I would have to be an idiot in working on these problems to say I’m not “doing statistics”, and I won’t. The fields are not mutually exclusive, but that does not make them the same, and it certainly does not make either without substance or value. A mathematician could point to a theoretical physicist working on Quantum field theory and rightly say that she is doing math, but she might take issue if the mathematician asserted that her field of physics was in fact nothing more than over-hyped math.

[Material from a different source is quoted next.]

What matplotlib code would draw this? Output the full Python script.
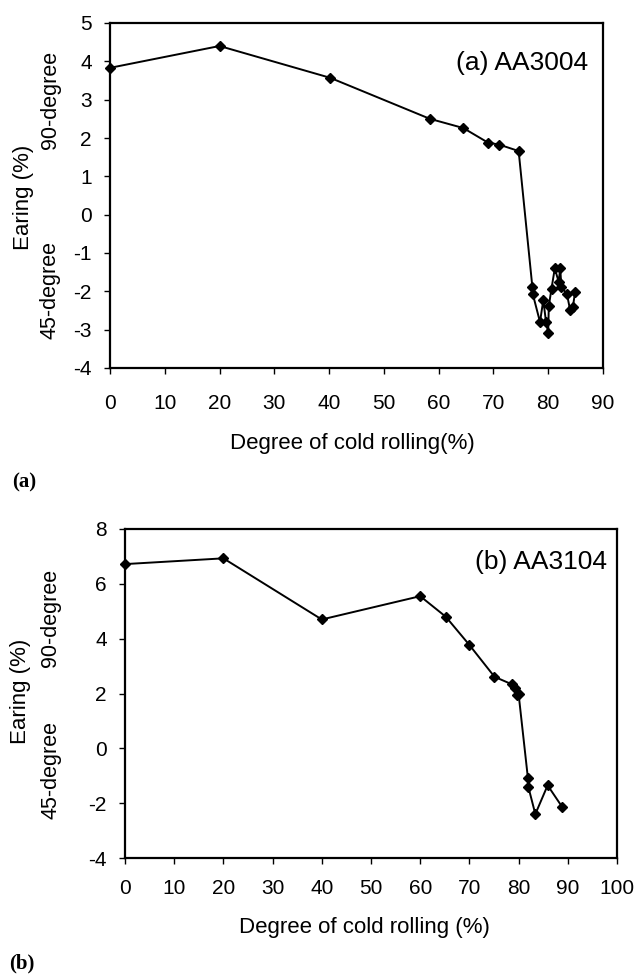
import matplotlib
matplotlib.use('Agg')
import matplotlib.pyplot as plt

plt.rcParams['font.family'] = ['Liberation Sans', 'DejaVu Sans']
plt.rcParams['axes.unicode_minus'] = False

# (a) AA3004
rolling_a = [0, 20, 40.2, 58.4, 64.5, 69.0, 71.0, 74.6,
             77.1, 77.2, 78.5, 79.1, 79.6, 80.0, 80.1, 80.6,
             81.2, 81.9, 82.2, 82.4, 83.4, 84.0, 84.5, 84.9]
earing_a = [3.83, 4.40, 3.57, 2.50, 2.26, 1.88, 1.83, 1.66,
            -1.88, -2.08, -2.80, -2.23, -2.80, -3.09, -2.39, -1.93,
            -1.40, -1.75, -1.40, -1.90, -2.06, -2.49, -2.41, -2.02]

# (b) AA3104
rolling_b = [0, 20, 40, 60, 65.2, 70, 75.1, 78.7, 79.2, 79.6, 80.0,
             81.9, 82.0, 83.4, 85.9, 88.9]
earing_b = [6.72, 6.93, 4.70, 5.55, 4.80, 3.77, 2.61, 2.33, 2.19, 1.95, 1.98,
            -1.10, -1.42, -2.40, -1.35, -2.15]

W, H = 639, 977
fig = plt.figure(figsize=(W / 100, H / 100), dpi=100)


def px_axes(left, top, right, bottom):
    return fig.add_axes([left / W, 1 - bottom / H, (right - left) / W, (bottom - top) / H])


def style(ax, xmax, ylim, ystep, xpad):
    ax.set_xlim(0, xmax)
    ax.set_ylim(*ylim)
    ax.set_xticks(range(0, xmax + 1, 10))
    ax.set_yticks(range(ylim[0], ylim[1] + 1, ystep))
    for s in ax.spines.values():
        s.set_linewidth(1.6)
    ax.tick_params(direction='out', length=4, width=1.0, labelsize=15)
    ax.tick_params(axis='x', pad=xpad)
    ax.tick_params(axis='y', pad=9)


ax1 = px_axes(110, 23, 603, 368)
ax1.plot(rolling_a, earing_a, color='black', lw=1.4, marker='D', ms=5.5, clip_on=False)
style(ax1, 90, (-4, 5), 1, 15)
ax1.text(0.97, 0.885, '(a) AA3004', transform=ax1.transAxes, ha='right', va='center', fontsize=19)

ax2 = px_axes(125, 529, 617, 858)
ax2.plot(rolling_b, earing_b, color='black', lw=1.4, marker='D', ms=5.5, clip_on=False)
style(ax2, 100, (-4, 8), 2, 11)
ax2.text(0.98, 0.90, '(b) AA3104', transform=ax2.transAxes, ha='right', va='center', fontsize=19)


def ftext(x, y, s, **kw):
    fig.text(x / W, 1 - y / H, s, ha='center', va='center', **kw)


# axis titles
ftext(24, 197, 'Earing (%)', rotation=90, fontsize=16)
ftext(50, 100, '90-degree', rotation=90, fontsize=15.5)
ftext(50, 290, '45-degree', rotation=90, fontsize=15.5)
ftext(352, 443, 'Degree of cold rolling(%)', fontsize=16)

ftext(21, 691, 'Earing (%)', rotation=90, fontsize=16)
ftext(51, 618, '90-degree', rotation=90, fontsize=15.5)
ftext(51, 770, '45-degree', rotation=90, fontsize=15.5)
ftext(364, 927, 'Degree of cold rolling (%)', fontsize=16)

ftext(24, 482, '(a)', fontsize=15, fontweight='bold', family='Liberation Serif')
ftext(22, 963, '(b)', fontsize=15, fontweight='bold', family='Liberation Serif')

fig.savefig('out.png', dpi=100)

So it is with the computational sciences: you may point your finger and say “they’re doing statistics”, and “they” would probably agree. Statistics is invaluable in machine learning research and many statisticians are at the forefront of that work. But ML has developed 100-million parameter neural networks with residual connections and batch normalization, modern activations, dropout and numerous other techniques which have led to advances in several domains, particularly in sequential decision making and computational perception. It has found and made use of incredibly efficient optimization algorithms, taking advantage of automatic differentiation and running in parallel on blindingly fast and cheap GPU technology. All of this is accessible to anyone with even basic programming abilities thanks to high-level, elegantly simple tensor manipulation software. “Oh, AI is just logistic regression” is a bit of an under-sell, don’t ya think?